İcra takibinde dayanılan ve karara esas alınan 05.07.2011 başlangıç tarihli ve bir yıl süreli kira sözleşmesi konusunda taraflar arasında uyuşmazlık bulunmamaktadır. Sözleşmede aylık kira bedelinin 300,00 TL olduğu kararlaştırılmış olup, sözleşmenin özel şartlar 6.maddesi ile “Kiracı kontrat bitiminde kira bedelini TEFE-TÜFE Ortalamasına göre veya %8 oranında artırmayı şimdiden kabul ve taahhüt eder” düzenlemesine yer verilerek kira parasının ne şekilde arttırılacağı kararlaştırılmıştır. Ö. irade ile kararlaştırılmış olan bu şart geçerli olup tarafları bağlar ve yenilenen kira dönemlerinde de geçerliğini sürdürür. Davacının artış şartı uygulanmadan ödenen kira paralarını ihtirazi kayıt koymadan alması, kira parasının davalının ödediği miktarda belirlendiği konusunda bir anlaşmanın varlığını göstermez ve davacının artış şartı uyarınca fark kira alacağını istemesine engel teşkil etmez. Bu durumda mahkemece 01.07.2012 tarihinde yürürlüğe giren TBK.nun 344. maddesi hükmü de gözetilerek ÜFE artış oranını geçmemek üzere sözleşme hükmü doğrultusunda aylık kira bedelinin ve kira artış farkının belirlenerek, bu miktar üzerinden itirazın kaldırılmasına karar verilmesi gerekirken, yazılı gerekçeyle davanın reddine karar verilmesi doğru değildir.
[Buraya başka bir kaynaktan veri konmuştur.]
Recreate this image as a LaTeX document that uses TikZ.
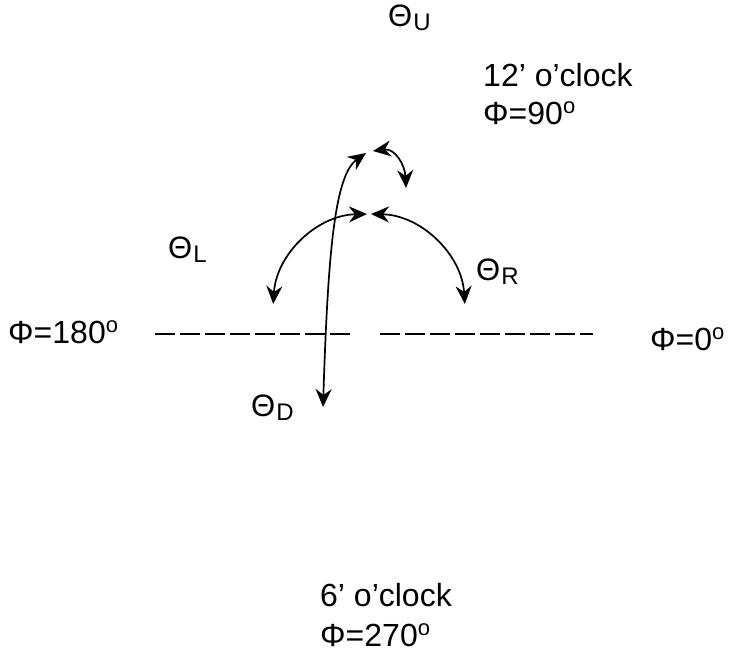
\documentclass[tikz,border=0pt]{standalone}
\usepackage{graphicx}
\usepackage{fontspec}
\setmainfont{Liberation Sans}
\usetikzlibrary{arrows.meta}
\newcommand{\thetalab}[1]{{\fontsize{31}{32}\selectfont Θ}\kern1pt\raisebox{-4pt}{\fontsize{24}{25}\selectfont #1}}
\newcommand{\degsup}{\raisebox{11pt}{\fontsize{22}{22}\selectfont o}}
\begin{document}
\begin{tikzpicture}[x=1pt,y=1pt,
  lab/.style={inner sep=0pt, anchor=base west, font=\fontsize{32}{38}\selectfont},
  ln/.style={line width=1.7pt},
  dashln/.style={line width=1.6pt, dash pattern=on 20pt off 5pt},
  both/.style={{Stealth[length=18pt,width=16pt,inset=6pt]}-{Stealth[length=18pt,width=16pt,inset=6pt]}},
  ]
\useasboundingbox (0,0) rectangle (730,-654);
% labels
\node[lab] (tu) at (388,-26) {\thetalab{U}};
\node[lab] (t12) at (483,-86) {12’ o’clock};
\node[lab] (p90) at (483,-124) {Φ=90\degsup};
\node[lab] (tl) at (168,-258) {\thetalab{L}};
\node[lab] (tr) at (476,-280) {\thetalab{R}};
\node[lab] (p180) at (8,-343) {Φ=180\degsup};
\node[lab] (p0) at (650,-350) {Φ=0\degsup};
\node[lab] (td) at (251,-416) {\thetalab{D}};
\node[lab] (t6) at (320,-606) {6’ o’clock};
\node[lab] (p270) at (320,-646) {Φ=270\degsup};
% dashed horizon
\coordinate (dl1) at (155,-334); \coordinate (dl2) at (350,-334);
\coordinate (dr1) at (380,-334); \coordinate (dr2) at (593,-334);
\draw[dashln] (dl1) -- (dl2);
\draw[dashln] (dr1) -- (dr2);
% big arcs (circle centre (369,-310), r=96)
\coordinate (la) at (366.99,-214.02);
\coordinate (ra) at (371.01,-214.02);
\draw[ln, both] (la) arc[start angle=91.2, end angle=176.4, radius=96];
\draw[ln, both] (ra) arc[start angle=88.8, end angle=3.6, radius=96];
% small arc
\coordinate (sa1) at (373,-151);
\coordinate (sa2) at (406,-188);
\draw[ln, both] (sa1) .. controls (395,-148) and (405,-165) .. (sa2);
% long curve
\coordinate (cb) at (323,-407);
\coordinate (ct) at (366,-153);
\draw[ln, both] (cb) .. controls (328,-250) and (335,-175) .. (ct);
\end{tikzpicture}
\end{document}
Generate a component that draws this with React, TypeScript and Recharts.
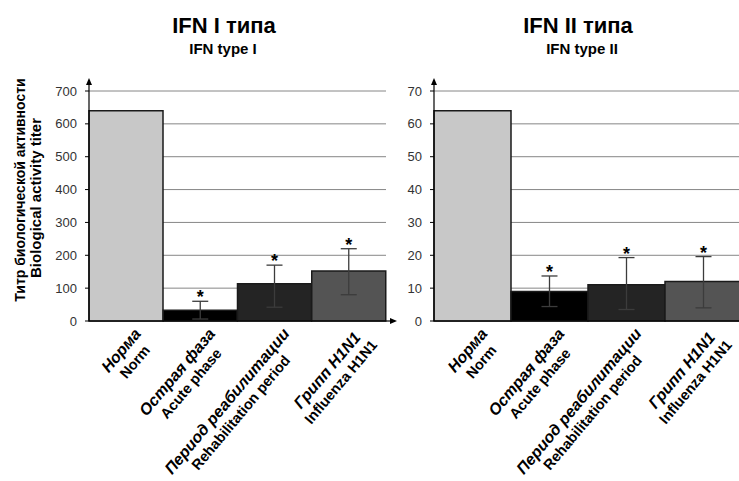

Karar bu nedenle bozulmalıdır.

SONUÇ: Yukarıda açıklanan nedenlerle temyiz itirazlarının kabulü ile 6100 sayılı HMK.ya 6217 Sayılı Kanunla eklenen geçici 3.madde hükmü İİK’nun 366. ve 6100 sayılı HMK’nun Geçici 3. maddesinin yollamasıyla 1086 sayılı HUMK’nun 428. maddesi uyarınca BOZULMASINA, taraflarca İİK’nun 366/3. maddesi gereğince Yargıtay Daire ilamının tebliğinden itibaren ilama karşı 10 gün içinde karar düzeltme isteğinde bulunulabileceğine, peşin harcın istek halinde temyiz edene iadesine, 06.12.2017 tarihinde oybirliğiyle karar verildi.